Na conclusão, e baseando-se nos estudos de caso, Bermeo e Yanshar revalidam a sua tese central: partidos e movimentos sociais são atores essenciais para democratizar um país e sustentar uma democracia. Mais importante ainda, só poderemos compreender a sua atuação, força e capacidade organizativa se tivermos em consideração o contexto histórico no qual estes atores se foram desenvolvendo – o legado autoritário é diretamente abordado na maioria dos casos de estudo – e o processo histórico de construção e ativação política de clivagens sociais.

Ao fazê-lo, as editoras desafiam-nos a reavaliar a importância das classes sociais nos processos de democratização na Europa Ocidental. Nunca negando a importância dos atores e organizações de classe neste processo, duvidam que seja a clivagem que estes representam que seja o principal fator explicativo. Devemos então reavaliar este argumento clássico, olhando para estes atores enquanto movimentos sociais e partidos que representam uma determinada clivagem social, relevante devido à conjuntura histórica contextual.
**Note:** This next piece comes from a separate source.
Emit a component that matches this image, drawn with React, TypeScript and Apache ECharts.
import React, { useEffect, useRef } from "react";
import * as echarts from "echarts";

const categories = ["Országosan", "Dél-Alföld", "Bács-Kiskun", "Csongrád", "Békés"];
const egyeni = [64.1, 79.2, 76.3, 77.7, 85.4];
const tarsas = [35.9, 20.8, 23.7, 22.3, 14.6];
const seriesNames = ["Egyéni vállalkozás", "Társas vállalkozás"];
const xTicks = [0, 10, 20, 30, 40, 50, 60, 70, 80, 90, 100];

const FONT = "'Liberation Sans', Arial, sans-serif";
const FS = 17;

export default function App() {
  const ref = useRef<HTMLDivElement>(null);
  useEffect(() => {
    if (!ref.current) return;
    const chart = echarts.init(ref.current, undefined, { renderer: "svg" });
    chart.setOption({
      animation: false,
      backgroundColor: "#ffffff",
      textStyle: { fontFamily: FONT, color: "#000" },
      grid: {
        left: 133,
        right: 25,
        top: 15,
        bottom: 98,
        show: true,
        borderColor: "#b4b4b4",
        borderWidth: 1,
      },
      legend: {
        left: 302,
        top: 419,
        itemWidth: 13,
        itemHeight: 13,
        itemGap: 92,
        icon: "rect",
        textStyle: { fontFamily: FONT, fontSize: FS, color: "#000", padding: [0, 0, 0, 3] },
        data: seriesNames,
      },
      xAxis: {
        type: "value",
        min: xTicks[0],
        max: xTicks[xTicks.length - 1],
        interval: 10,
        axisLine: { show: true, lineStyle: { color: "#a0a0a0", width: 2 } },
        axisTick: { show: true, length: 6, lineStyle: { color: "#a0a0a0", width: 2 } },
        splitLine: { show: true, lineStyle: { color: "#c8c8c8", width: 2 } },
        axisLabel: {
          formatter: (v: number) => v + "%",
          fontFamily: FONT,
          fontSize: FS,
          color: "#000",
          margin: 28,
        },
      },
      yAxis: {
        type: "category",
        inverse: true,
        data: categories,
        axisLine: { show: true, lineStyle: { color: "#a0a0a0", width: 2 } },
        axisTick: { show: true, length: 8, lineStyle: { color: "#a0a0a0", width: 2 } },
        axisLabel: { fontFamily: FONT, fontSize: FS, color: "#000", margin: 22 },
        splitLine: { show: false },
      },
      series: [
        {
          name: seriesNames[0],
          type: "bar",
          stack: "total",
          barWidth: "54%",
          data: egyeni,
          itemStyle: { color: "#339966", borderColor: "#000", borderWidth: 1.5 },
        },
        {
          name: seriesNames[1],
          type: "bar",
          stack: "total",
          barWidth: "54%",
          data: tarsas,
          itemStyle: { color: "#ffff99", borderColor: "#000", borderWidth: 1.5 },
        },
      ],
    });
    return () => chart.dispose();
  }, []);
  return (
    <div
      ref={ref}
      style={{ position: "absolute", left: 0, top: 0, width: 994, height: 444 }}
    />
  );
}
Nesta perspetiva, mais do que o desenvolvimento económico em si, o que explica o sucesso democrático são constelações de clivagens sociais, partidos e movimentos, determinadas pelo ritmo e por processos históricos. E como Bemeo e Yashar apontam, talvez esta seja uma leitura mais próxima daquela que nos seus textos fundamentais Lipset4, Rokkan5 e Michels6 nos deixaram. No final, fica uma afirmação clara: os mecanismos são importantes. 

 

NOTAS

1 «Democracies against the odds», no original.

2 CAPOCCIA, Giovanni, e ZIBLATT, Daniel – «The historical turn in democratization studies: a new research agenda for Europe and beyond». In Comparative Political Studies. Vol. 43, N.º 8-9, 2010, pp. 931-968, DOI:10.1177/0010414010370431.

3 Uma vez que, como o autor admite, «Democracy is the only game in town».

4 LIPSET, Martin Seymour – Political Man. Londres: Mercury Books, 1963.

5 LIPSET, Martin Seymour, e ROKKAN, Stein – «Estruturas de clivagem, sistemas partidários e alinhamentos de eleitores». In Consenso e Conflito. Lisboa: Gradiva, 1992, pp. 161-259.

6 MICHELS, Robert – Para uma Sociologia dos Partidos Políticos na Democracia Moderna. Lisboa: Antígona, 2001.